▶ **GOAL**: Begin the copy with the line that contains "Write the matplotlib code for this chart." and end it with the line that contains "plt.rcParams['font.size'] = 9". Print these lines exactly and omit all pictures.
>> start MATERIAL
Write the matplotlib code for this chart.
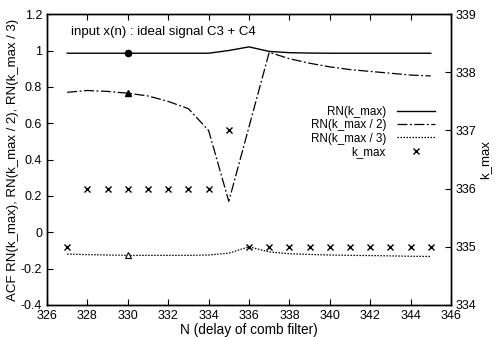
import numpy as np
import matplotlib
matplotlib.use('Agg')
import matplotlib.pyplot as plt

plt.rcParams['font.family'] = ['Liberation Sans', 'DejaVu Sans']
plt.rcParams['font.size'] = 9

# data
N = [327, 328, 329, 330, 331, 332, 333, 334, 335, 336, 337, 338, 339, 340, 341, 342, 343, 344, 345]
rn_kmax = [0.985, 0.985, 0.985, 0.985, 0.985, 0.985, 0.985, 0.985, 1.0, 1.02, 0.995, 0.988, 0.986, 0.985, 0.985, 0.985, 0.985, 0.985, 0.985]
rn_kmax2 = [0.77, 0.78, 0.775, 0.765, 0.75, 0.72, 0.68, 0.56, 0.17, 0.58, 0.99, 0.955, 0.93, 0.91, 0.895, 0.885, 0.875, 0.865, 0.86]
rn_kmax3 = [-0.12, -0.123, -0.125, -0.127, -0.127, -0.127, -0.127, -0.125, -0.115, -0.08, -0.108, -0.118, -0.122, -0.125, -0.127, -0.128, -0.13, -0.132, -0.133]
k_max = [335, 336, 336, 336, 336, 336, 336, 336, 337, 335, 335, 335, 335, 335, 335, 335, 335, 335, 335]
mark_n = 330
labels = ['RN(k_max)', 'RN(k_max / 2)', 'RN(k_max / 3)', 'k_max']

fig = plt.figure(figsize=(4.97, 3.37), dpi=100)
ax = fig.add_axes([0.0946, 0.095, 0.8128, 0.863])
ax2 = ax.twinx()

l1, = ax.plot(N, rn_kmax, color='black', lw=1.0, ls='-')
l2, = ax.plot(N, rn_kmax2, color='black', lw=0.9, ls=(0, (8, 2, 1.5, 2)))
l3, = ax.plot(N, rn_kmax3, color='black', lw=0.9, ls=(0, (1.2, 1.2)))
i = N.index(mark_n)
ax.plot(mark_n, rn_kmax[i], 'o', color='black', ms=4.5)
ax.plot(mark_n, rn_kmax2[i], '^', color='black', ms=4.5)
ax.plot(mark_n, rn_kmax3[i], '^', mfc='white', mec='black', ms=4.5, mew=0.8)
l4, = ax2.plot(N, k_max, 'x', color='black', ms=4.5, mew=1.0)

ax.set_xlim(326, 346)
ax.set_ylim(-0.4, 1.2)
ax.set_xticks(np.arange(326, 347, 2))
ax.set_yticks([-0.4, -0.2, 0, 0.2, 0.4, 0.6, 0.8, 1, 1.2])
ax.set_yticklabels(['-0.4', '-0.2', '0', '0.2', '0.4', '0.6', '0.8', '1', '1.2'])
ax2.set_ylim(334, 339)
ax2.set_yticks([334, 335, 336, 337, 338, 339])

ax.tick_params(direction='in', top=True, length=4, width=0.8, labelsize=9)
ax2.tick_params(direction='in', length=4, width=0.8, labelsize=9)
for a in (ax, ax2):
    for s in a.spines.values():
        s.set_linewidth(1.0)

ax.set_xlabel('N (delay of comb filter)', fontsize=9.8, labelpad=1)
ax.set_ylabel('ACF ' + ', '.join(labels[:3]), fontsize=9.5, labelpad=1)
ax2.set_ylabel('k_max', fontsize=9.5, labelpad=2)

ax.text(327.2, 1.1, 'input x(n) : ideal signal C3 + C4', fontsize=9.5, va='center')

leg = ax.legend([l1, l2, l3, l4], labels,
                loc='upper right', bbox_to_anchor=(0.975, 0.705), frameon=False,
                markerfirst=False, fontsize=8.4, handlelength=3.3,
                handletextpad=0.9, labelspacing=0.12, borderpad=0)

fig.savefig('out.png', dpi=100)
>> end MATERIAL
>> start MATERIAL
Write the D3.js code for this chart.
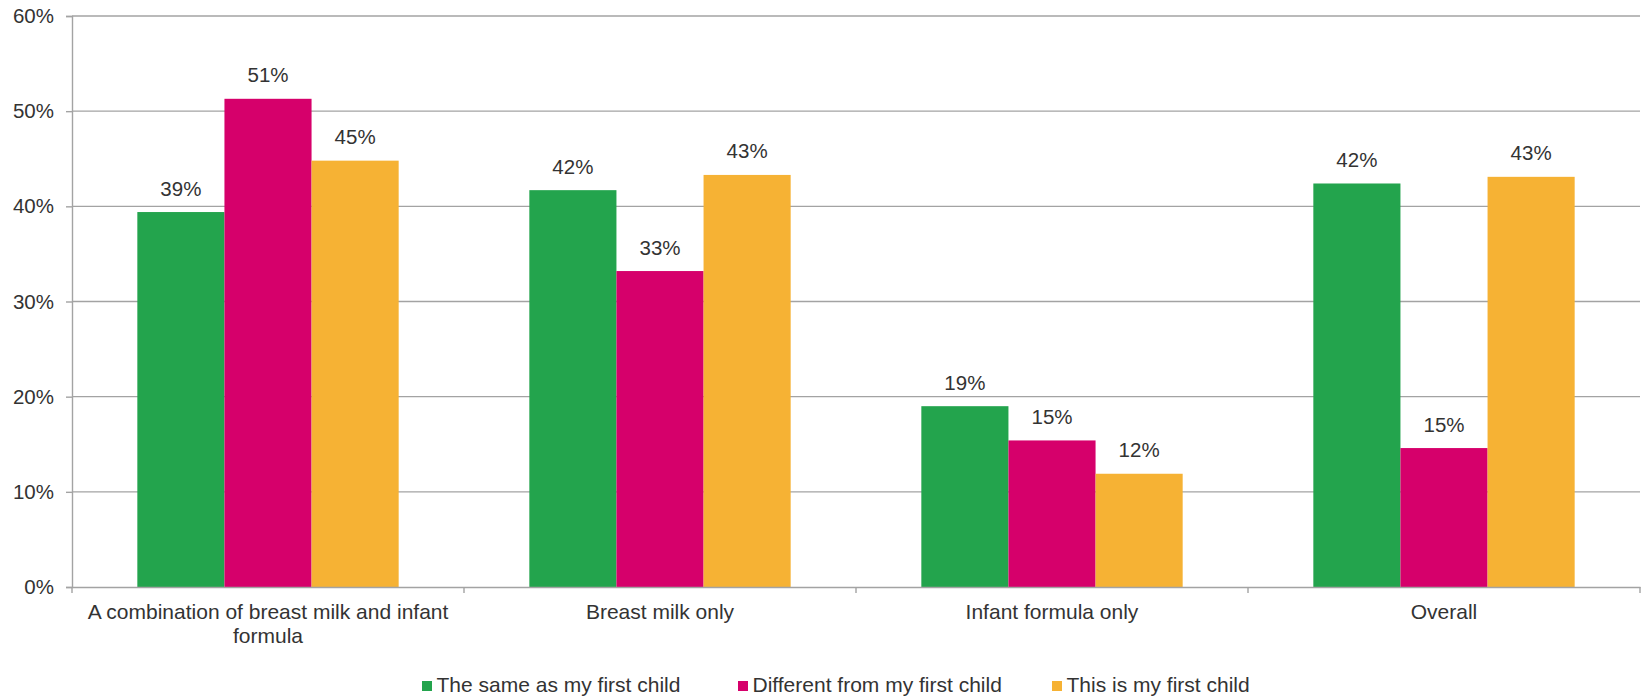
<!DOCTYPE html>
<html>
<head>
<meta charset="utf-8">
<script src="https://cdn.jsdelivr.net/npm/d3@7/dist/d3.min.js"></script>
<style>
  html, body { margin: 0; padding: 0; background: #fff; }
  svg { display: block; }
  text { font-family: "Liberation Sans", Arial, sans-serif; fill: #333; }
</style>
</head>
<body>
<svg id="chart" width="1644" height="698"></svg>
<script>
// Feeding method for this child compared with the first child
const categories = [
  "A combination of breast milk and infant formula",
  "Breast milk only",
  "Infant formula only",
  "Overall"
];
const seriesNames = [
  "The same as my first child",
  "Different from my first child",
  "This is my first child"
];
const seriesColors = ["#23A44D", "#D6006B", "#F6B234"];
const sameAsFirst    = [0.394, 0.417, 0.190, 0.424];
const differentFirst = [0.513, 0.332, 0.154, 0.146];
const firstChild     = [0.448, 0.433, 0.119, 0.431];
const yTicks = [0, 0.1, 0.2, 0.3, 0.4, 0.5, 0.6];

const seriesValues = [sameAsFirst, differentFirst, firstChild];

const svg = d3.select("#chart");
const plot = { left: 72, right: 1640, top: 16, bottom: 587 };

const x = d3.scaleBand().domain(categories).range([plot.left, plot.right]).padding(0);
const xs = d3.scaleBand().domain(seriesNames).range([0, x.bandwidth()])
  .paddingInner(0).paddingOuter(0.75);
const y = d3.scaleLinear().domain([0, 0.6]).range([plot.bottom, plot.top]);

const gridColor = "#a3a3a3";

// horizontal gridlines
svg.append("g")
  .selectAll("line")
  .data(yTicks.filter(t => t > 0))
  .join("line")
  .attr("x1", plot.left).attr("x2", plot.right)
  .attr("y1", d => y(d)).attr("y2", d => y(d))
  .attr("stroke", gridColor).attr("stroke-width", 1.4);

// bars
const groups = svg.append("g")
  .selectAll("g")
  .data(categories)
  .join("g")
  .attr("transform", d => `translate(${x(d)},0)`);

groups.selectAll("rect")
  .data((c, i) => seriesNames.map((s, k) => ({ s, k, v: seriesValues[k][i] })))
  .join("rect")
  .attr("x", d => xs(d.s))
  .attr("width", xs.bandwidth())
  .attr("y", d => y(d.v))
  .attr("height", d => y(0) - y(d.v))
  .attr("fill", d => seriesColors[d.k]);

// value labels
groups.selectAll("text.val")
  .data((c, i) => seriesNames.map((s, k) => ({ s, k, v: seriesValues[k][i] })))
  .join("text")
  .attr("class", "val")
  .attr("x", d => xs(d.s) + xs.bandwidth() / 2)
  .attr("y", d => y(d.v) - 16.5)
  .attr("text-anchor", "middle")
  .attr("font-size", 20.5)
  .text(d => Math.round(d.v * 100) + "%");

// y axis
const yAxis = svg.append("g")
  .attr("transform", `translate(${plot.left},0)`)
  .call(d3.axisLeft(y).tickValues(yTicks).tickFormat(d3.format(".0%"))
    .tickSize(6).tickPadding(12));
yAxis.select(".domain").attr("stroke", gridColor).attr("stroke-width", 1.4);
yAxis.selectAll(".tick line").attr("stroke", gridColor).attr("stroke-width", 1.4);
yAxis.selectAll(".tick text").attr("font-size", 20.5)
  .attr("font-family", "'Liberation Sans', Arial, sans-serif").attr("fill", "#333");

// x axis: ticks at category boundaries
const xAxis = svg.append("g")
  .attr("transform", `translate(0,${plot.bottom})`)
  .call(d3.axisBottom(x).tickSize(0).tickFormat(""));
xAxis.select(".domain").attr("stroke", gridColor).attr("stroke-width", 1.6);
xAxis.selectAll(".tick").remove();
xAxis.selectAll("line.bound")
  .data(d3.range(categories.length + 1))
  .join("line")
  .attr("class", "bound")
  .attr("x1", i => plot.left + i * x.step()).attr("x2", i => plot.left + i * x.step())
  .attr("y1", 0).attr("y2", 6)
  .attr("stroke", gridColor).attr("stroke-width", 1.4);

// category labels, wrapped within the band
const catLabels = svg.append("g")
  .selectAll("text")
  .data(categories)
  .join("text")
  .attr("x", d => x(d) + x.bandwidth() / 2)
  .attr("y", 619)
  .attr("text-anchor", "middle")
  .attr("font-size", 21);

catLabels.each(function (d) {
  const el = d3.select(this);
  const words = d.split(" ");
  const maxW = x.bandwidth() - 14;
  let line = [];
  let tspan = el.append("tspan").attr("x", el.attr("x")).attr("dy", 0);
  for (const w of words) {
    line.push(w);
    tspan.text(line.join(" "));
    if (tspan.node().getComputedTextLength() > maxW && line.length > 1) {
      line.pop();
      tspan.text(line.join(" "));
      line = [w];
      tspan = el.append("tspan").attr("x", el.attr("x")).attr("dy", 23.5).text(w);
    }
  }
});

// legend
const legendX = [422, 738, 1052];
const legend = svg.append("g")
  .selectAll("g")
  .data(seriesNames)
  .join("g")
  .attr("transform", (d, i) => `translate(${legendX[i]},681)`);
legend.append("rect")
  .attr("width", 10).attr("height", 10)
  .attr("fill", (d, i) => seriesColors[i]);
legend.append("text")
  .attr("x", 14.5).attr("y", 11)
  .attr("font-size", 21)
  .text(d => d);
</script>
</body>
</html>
>> end MATERIAL
▶ **TASK RESULT**:
Write the matplotlib code for this chart.
import numpy as np
import matplotlib
matplotlib.use('Agg')
import matplotlib.pyplot as plt

plt.rcParams['font.family'] = ['Liberation Sans', 'DejaVu Sans']
plt.rcParams['font.size'] = 9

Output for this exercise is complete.